In a letter to the jute mills, Deputy Jute Commissioner Dipankar Mahato has directed all mills to seek consent from his office before selling sacking bags and carpet cloth to any agency. Failure to comply would invite action under the Jute and Jute Textiles Control Order, 2016.
As per placements of indents by different foodgrain procuring agencies, the jute mills are mandated to supply 1.09 million bales (one bale is 180 kg) by March 13 this year. However, actual supplies as on February 12 stood at only 700,000 bales, leaving a backlog of 33.8 per cent or 350,000 bales. Over and above this backlog, the mills are required to further supply around 600,000 bales in March and April.
Manish Poddar, chairman of Indian Jute Mills' Association (IJMA) said, “We are fully geared up to meet the supply requirement for foodgrains. The jute industry is well equipped to cater to the government demand.”
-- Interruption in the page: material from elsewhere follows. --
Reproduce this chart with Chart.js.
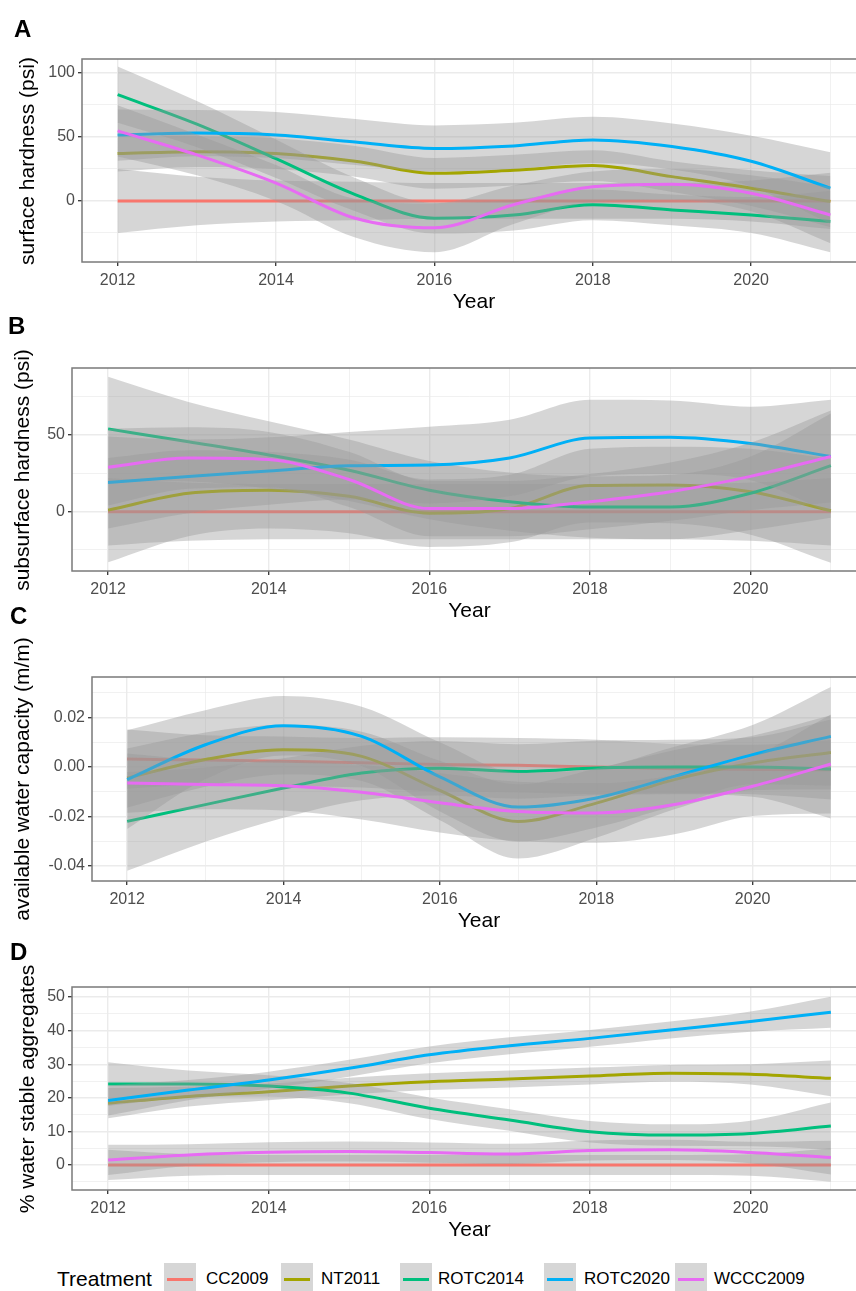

According to the Jute Commissioner’s office, the backlog has been created primarily due to sale of jute sacking bags in the open market. The office feels the jute industry needs to gear up its production capacity and accord top priority to the manufacture and supply of B-Twill jute bags to the government. Earlier on December 27, 2017, the Jute Commissioner's office had come up with an order asking all mills to use their sacking capacity for the exclusive manufacture of B-Twill jute bags. The order also restricted the industry from diverting supplies of sacking bags beyond government requirement till the entire quantity of the production control cum supply orders (PCSOs) were met.
An industry source said open market sales by the mills were infrequent, as a bulk of the B-Twill bags were supplied to government procurement agencies.
At present the jute industry has the capacity to manufacture 400,000 bales a month.